Most of the delay originates from writing to the terminal, not from sleep command.
Sleep 1 is always one second. It's that printf adds extra time.
time sleep 1
real 0m1,004s
user 0m0,000s
sys 0m0,003s
Sleep does nothing else but sleeping.
So sleep is only wasting time, so to say.
That sleeping time can be spent in other ways,
e.g. printing to the terminal and counting seconds.
The trick is to to to run sleep in the background,
then move to the next command that writes to the terminal and wait until the subshell exits.
ctdown() {
seconds=20
while [ $seconds -gt 0 ] ; do
sleep 1 &
printf "\r%2d" "${seconds}"
seconds=$((seconds-1))
wait
done 2>/dev/null
}
time ctdown
1
real 0m20,073s
user 0m0,039s
sys 0m0,033s
Edit: It's fine for 20 seconds, on the other hand it's almost a second late on a 120second countdown.
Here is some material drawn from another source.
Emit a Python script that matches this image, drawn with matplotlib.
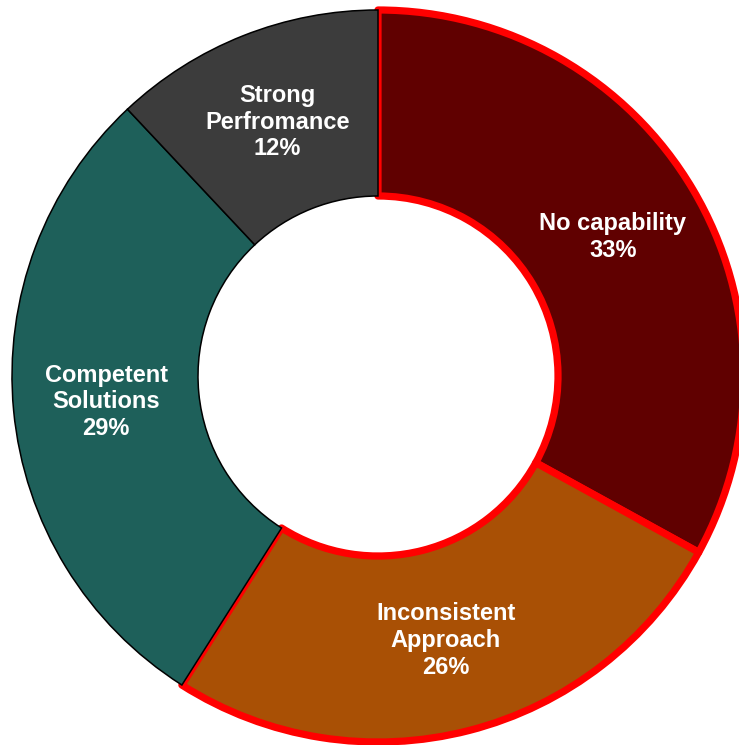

Yours is preety accurate no matter what sleep time 1 or 0.1s with bronto's sleep.
ctdown() {
seconds=120
end_seconds=$((SECONDS+seconds))
while ((SECONDS<end_seconds)); do
sleep 1 &
printf ' %3d\r' "$((end_seconds-SECONDS))"
wait
done 2>/dev/null
}
time ctdown
1
real 1m59,627s
user 0m0,208s
sys 0m0,216s
Even hurries a little.
Without a further delay, I declare a tie between Bronto and Not.
Last edited by misko_2083 (2021-04-12 15:04:51)
Што ни оштровиди ум сагледати не може - љубав превазилази.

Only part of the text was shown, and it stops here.